Personalmente, el análisis de Piketty me parece correcto e incluso brillante. Tiene, sin embargo, un fallo que a la postre es su perdición. Si Marx olvidó la capacidad de evolución del capitalismo, su último discípulo olvida el nuevo personaje en escena: la globalización. Es verdad que la clase media disminuye en Estados Unidos y Europa. Pero crece en los países emergentes. Basta ver a los turistas chinos que llegan a Nueva York cargados de dólares o los rusos a la Costa del Sol cargados de euros. Pronto serán los indios, tailandeses o nigerianos. El desequilibrio social que crece en el Primer Mundo disminuye en el hasta hace poco Tercero.

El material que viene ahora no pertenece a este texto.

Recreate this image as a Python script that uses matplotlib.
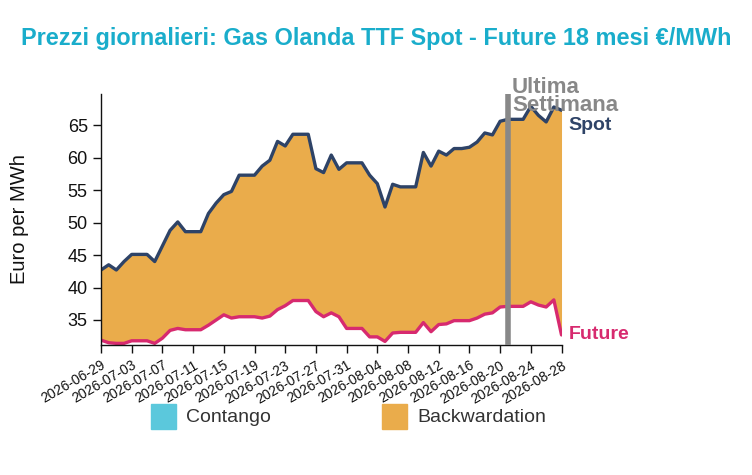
import matplotlib
matplotlib.use("Agg")
import matplotlib.pyplot as plt
import matplotlib.dates as mdates
from matplotlib.patches import Rectangle
import pandas as pd

plt.rcParams['font.family'] = ['Liberation Sans', 'DejaVu Sans']

start_date = "2026-06-29"
n_days = 61
dates = pd.date_range(start_date, periods=n_days, freq="D")

spot = [42.7, 43.5, 42.7, 44.0, 45.1, 45.1, 45.1, 44.0, 46.4, 48.8,
        50.1, 48.6, 48.6, 48.6, 51.4, 53.0, 54.3, 54.8, 57.3, 57.3,
        57.3, 58.7, 59.6, 62.5, 61.8, 63.6, 63.6, 63.6, 58.3, 57.7,
        60.4, 58.2, 59.2, 59.2, 59.2, 57.3, 56.0, 52.4, 55.9, 55.5,
        55.5, 55.5, 60.8, 58.7, 61.0, 60.4, 61.4, 61.4, 61.6, 62.4,
        63.8, 63.5, 65.6, 65.9, 65.9, 65.9, 67.9, 66.5, 65.5, 67.8,
        67.3]
future = [31.9, 31.5, 31.4, 31.4, 31.8, 31.8, 31.8, 31.4, 32.2, 33.4,
          33.7, 33.5, 33.5, 33.5, 34.2, 35.0, 35.8, 35.3, 35.5, 35.5,
          35.5, 35.3, 35.6, 36.6, 37.2, 38.0, 38.0, 38.0, 36.3, 35.5,
          36.1, 35.5, 33.7, 33.7, 33.7, 32.4, 32.4, 31.7, 33.0, 33.1,
          33.1, 33.1, 34.6, 33.2, 34.3, 34.4, 34.9, 34.9, 34.9, 35.3,
          35.9, 36.1, 37.0, 37.1, 37.1, 37.1, 37.8, 37.3, 37.0, 38.1,
          32.7]
yticks = [35, 40, 45, 50, 55, 60, 65]
last_week_start = "2026-08-21"

title = "Prezzi giornalieri: Gas Olanda TTF Spot - Future 18 mesi €/MWh"
legend_labels = ["Contango", "Backwardation"]

c_title = "#1AADCB"
c_spot = "#2E4367"
c_future = "#D72A6F"
c_back = "#EAAC4B"
c_cont = "#5BC8DC"
c_gray = "#888888"

fig = plt.figure(figsize=(7.52, 4.75), dpi=100)
ax = fig.add_axes([0.1343, 0.2737, 0.6124, 0.5284])

ax.fill_between(dates, future, spot, where=[s >= f for s, f in zip(spot, future)],
                color=c_back, linewidth=0, interpolate=True)
ax.fill_between(dates, future, spot, where=[s < f for s, f in zip(spot, future)],
                color=c_cont, linewidth=0, interpolate=True)
ax.plot(dates, spot, color=c_spot, lw=2.4, solid_joinstyle='round', solid_capstyle='round')
ax.plot(dates, future, color=c_future, lw=2.4, solid_joinstyle='round', solid_capstyle='round')

ax.set_xlim(dates[0], dates[-1])
ax.set_ylim(31.15, 69.8)
ax.set_yticks(yticks)
ax.tick_params(axis='y', labelsize=13, length=6, width=1, colors='#111111')
ax.tick_params(axis='x', labelsize=10, length=6, width=1, colors='#111111')
ax.set_xticks(dates[::4])
ax.xaxis.set_major_formatter(mdates.DateFormatter("%Y-%m-%d"))
for lab in ax.get_xticklabels():
    lab.set_rotation(30)
    lab.set_ha('right')
    lab.set_rotation_mode('anchor')
for s in ['top', 'right']:
    ax.spines[s].set_visible(False)
for s in ['left', 'bottom']:
    ax.spines[s].set_color('#111111')
    ax.spines[s].set_linewidth(1)

ax.set_ylabel("Euro per MWh", fontsize=14.5, color='#111111', labelpad=28)

lw_date = pd.Timestamp(last_week_start)
ax.axvline(lw_date, color=c_gray, lw=4, ymin=0, ymax=1, zorder=5)
ax.annotate("Ultima\nSettimana", xy=(lw_date, 1), xycoords=('data', 'axes fraction'),
            xytext=(3, 12.5), textcoords='offset points', ha='left', va='top',
            fontsize=16, fontweight='bold', color=c_gray, linespacing=0.85,
            annotation_clip=False, zorder=6)

ax.annotate("Spot", xy=(dates[-1], spot[-1]), xytext=(5, -11), textcoords='offset points',
            ha='left', va='center', fontsize=14, fontweight='bold', color=c_spot,
            annotation_clip=False)
ax.annotate("Future", xy=(dates[-1], future[-1]), xytext=(5, 0), textcoords='offset points',
            ha='left', va='center', fontsize=14, fontweight='bold', color=c_future,
            annotation_clip=False)

fig.text(0.5, 1 - 39 / 475, title, ha='center', va='center', fontsize=16.9,
         fontweight='bold', color=c_title)

# legend
for x0, col, lab in [(151, c_cont, legend_labels[0]), (382, c_back, legend_labels[1])]:
    fig.patches.append(Rectangle((x0 / 752, 1 - 429 / 475), 25 / 752, 25 / 475,
                                 transform=fig.transFigure, color=col, figure=fig))
    fig.text((x0 + 35) / 752, 1 - 417 / 475, lab, ha='left', va='center',
             fontsize=14, color='#333333')

fig.savefig("out.png", dpi=100)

Si Piketty fuese un científico, como pretende, y no el ideólogo que es, tendría que haber terminado su libro diciendo que el capital no conoce fronteras, lo que le permite sobrevivir eternamente. Tampoco es blanco ni rojo, como decía Deng Xiaoping a Felipe González, ni de derechas ni de izquierdas. Es, en realidad, el afán del hombre de hacerse rico explotando la naturaleza y a sus semejantes lo más rápida y eficazmente posible. Con todo tipo de injusticias, desde luego. Hasta que él mismo las corrige cuando ve que empiezan a hacerle daño. Con lo que, sin ser la justicia su primer objetivo, hace avanzar a la Humanidad. Pero Thomas Piketty se ha quedado en el último cruzado de una izquierda que, hoy por hoy, naufraga.
Puede que nos lo explique el tercer Marx, cuando la segunda ola del capitalismo se agote. Yo ya no estaré aquí, pero el mundo será un poco mejor. Solo un poco.